Getting rid of books is really hard for me, because I’m one of those, “but I might read it someday” kind of people, and I hate to let a book go that I might have enjoyed. But I did learn through doing this that I’m more certain about what I’m going to enjoy than I thought and that decluttering does not have to mean getting rid of all of your books, I still have a pretty hefty box of them and I’m pretty happy that all of the books in that box, have brought or will one day bring me joy (plus I have a box and two bags of books going home, so I think I’m doing just fine!). Plus I’m pretty sure that all of the books that I’ve given up as part of this declutter will be replaced with new ones in time (is that not how this works?).

I’m never going to be someone with a small book collection. Books bring so much joy to my life, even the ones I haven’t read, all the infinite possibilities behind the pages are a wonder to me. That being said, I think it’s a great idea to occasionally go through your book collection and make sure that you still want everything on your shelves. It’s a good way of checking in with your reading tastes and making sure your shelves still match those and also to make space for all those shiny new books!

Have you ever tried the KonMari method? Would you ever? Do you find it easy or difficult to unhaul books? Let me know in the comments!

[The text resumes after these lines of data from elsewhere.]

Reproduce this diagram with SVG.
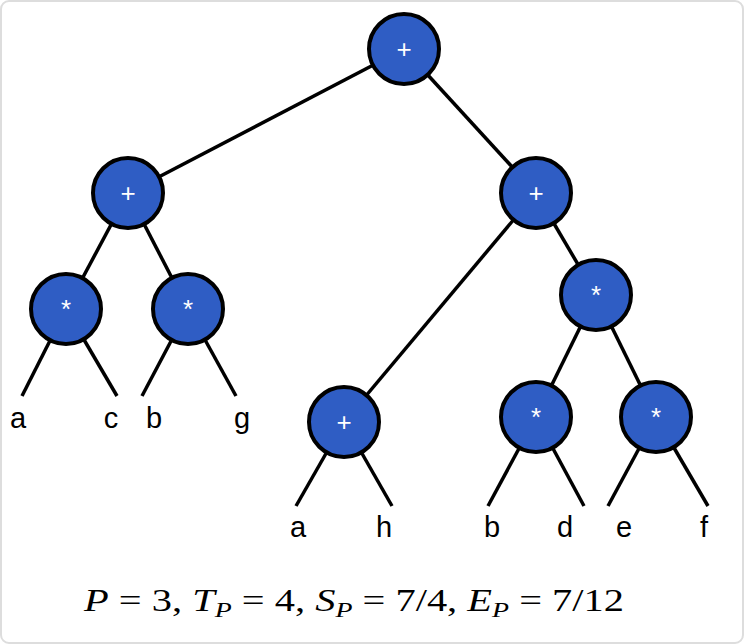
<svg xmlns="http://www.w3.org/2000/svg" width="744" height="644" viewBox="0 0 744 644">
<style>
.n{fill:#2F5DC4;stroke:#000;stroke-width:4}
.o{fill:#fff;font-family:"Liberation Sans",sans-serif;font-size:26px;text-anchor:middle}
.l{font-family:"Liberation Sans",sans-serif;font-size:29px;text-anchor:middle;fill:#000}
#edges line{stroke:#000;stroke-width:3.5}
.f{font-family:"Liberation Serif",serif;font-size:32px;fill:#000}
</style>
<rect x="1" y="1" width="742" height="642" rx="8" fill="#fff" stroke="#ddd" stroke-width="2"/>
<g id="edges">
<line x1="404" y1="49" x2="128" y2="193"/>
<line x1="404" y1="49" x2="536" y2="193"/>
<line x1="128" y1="193" x2="66" y2="309"/>
<line x1="128" y1="193" x2="188" y2="309"/>
<line x1="536" y1="193" x2="596" y2="295"/>
<line x1="536" y1="193" x2="344" y2="422"/>
<line x1="596" y1="295" x2="536" y2="417"/>
<line x1="596" y1="295" x2="656" y2="417"/>
<line x1="66" y1="309" x2="22" y2="396"/>
<line x1="66" y1="309" x2="117" y2="396"/>
<line x1="188" y1="309" x2="142" y2="396"/>
<line x1="188" y1="309" x2="236" y2="396"/>
<line x1="344" y1="422" x2="296" y2="506"/>
<line x1="344" y1="422" x2="392" y2="506"/>
<line x1="536" y1="417" x2="488" y2="506"/>
<line x1="536" y1="417" x2="584" y2="506"/>
<line x1="656" y1="417" x2="608" y2="506"/>
<line x1="656" y1="417" x2="708" y2="506"/>
</g>
<g id="n1"><circle class="n" cx="404" cy="49" r="35"/><text class="o" x="404" y="58">+</text></g>
<g id="n2"><circle class="n" cx="128" cy="193" r="35"/><text class="o" x="128" y="202">+</text></g>
<g id="n3"><circle class="n" cx="536" cy="193" r="35"/><text class="o" x="536" y="202">+</text></g>
<g id="n4"><circle class="n" cx="66" cy="309" r="35"/><text class="o" x="66" y="318">*</text></g>
<g id="n5"><circle class="n" cx="188" cy="309" r="35"/><text class="o" x="188" y="318">*</text></g>
<g id="n6"><circle class="n" cx="596" cy="295" r="35"/><text class="o" x="596" y="304">*</text></g>
<g id="n7"><circle class="n" cx="344" cy="422" r="35"/><text class="o" x="344" y="431">+</text></g>
<g id="n8"><circle class="n" cx="536" cy="417" r="35"/><text class="o" x="536" y="426">*</text></g>
<g id="n9"><circle class="n" cx="656" cy="417" r="35"/><text class="o" x="656" y="426">*</text></g>
<g id="leaves">
<text class="l" x="18" y="428">a</text><text class="l" x="111" y="428">c</text>
<text class="l" x="154" y="428">b</text><text class="l" x="242" y="428">g</text>
<text class="l" x="298" y="537">a</text><text class="l" x="384" y="537">h</text>
<text class="l" x="492" y="537">b</text><text class="l" x="565" y="537">d</text>
<text class="l" x="624" y="537">e</text><text class="l" x="704" y="537">f</text>
</g>
<text class="f" x="84" y="611" textLength="540" lengthAdjust="spacingAndGlyphs"><tspan font-style="italic">P</tspan> = 3, <tspan font-style="italic">T</tspan><tspan font-style="italic" font-size="22" dy="6">P</tspan><tspan dy="-6"> = 4, </tspan><tspan font-style="italic">S</tspan><tspan font-style="italic" font-size="22" dy="6">P</tspan><tspan dy="-6"> = 7/4, </tspan><tspan font-style="italic">E</tspan><tspan font-style="italic" font-size="22" dy="6">P</tspan><tspan dy="-6"> = 7/12</tspan></text>
</svg>
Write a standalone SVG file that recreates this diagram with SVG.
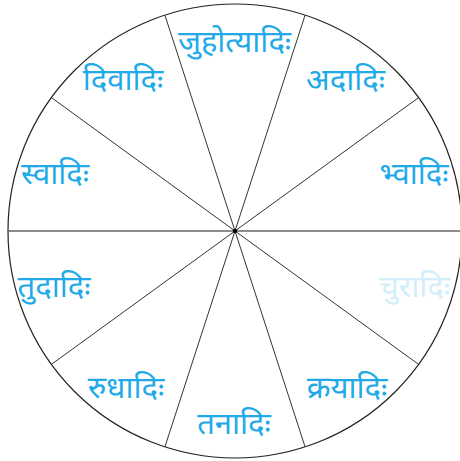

I probably will do another Jo Talks post this month, since I am now done with Uni, but it likely won’t be until the end of the month in two weeks time (HOW ARE WE HALFWAY THROUGH APRIL? Someone please explain time to me!). In the meantime, I’ll have another Top Ten Tuesday post for you guys tomorrow, so keep an eye out for that.


4 thoughts on “Jo Talks Books: I KonMari’d My Books, Here’s What Happened

  1. seeliepages 15/04/2019 / 7:43 pm

    I find it hard to get rid of books for the same reason – I’m like “well I might enjoy it!” and it does feel a bit like giving up. But I love the question of whether it sparks joy or not because really, why surround yourself with things that don’t bring you joy and sometimes feel more like a chore you’re putting off? I still have a good amount of space on my shelves for new books so I don’t feel as much pressure to get rid of any, but ever since the KonMari method came out I’ve been thinking more and more about which ones I would or wouldn’t keep, so I feel confident that I’ll be able to when the need arises!

    • iloveheartlandx 18/04/2019 / 3:03 pm

      Yeah, it’s very hard when you haven’t actually read the book yet, because it’s just like well I can’t be 100% sure it won’t bring me joy, I haven’t given it a chance yet. Exactly, it’s a nice idea and does ensure that you’re only left with books that will truly make you happy (hopefully anyway). That’s great!

  2. kozbisa 15/04/2019 / 11:23 pm

    I remember all that drama – the 30 books thing. It’s funny, because I am pretty good about tossing things out. In my youth, I was a collector of all things, but as I grow older, I have no problem letting stuff go. I do still have a ton of books, but since, in my heart, I know I will never read them due to font size, bad eyes, etc, I am trying to find a nice home at a school or juvenile detention center. But, if the books make you happy, keep them.

    • iloveheartlandx 18/04/2019 / 3:00 pm

      I think it depends who you are as a person, me I tend to like to hold onto stuff more, but I think people blew that whole thing out of proportion, as far as I’m aware, the idea is that you keep what makes you happy, if the books aren’t making you happy then get rid of them, if they are keep them, people focused far too much on the arbitrary number.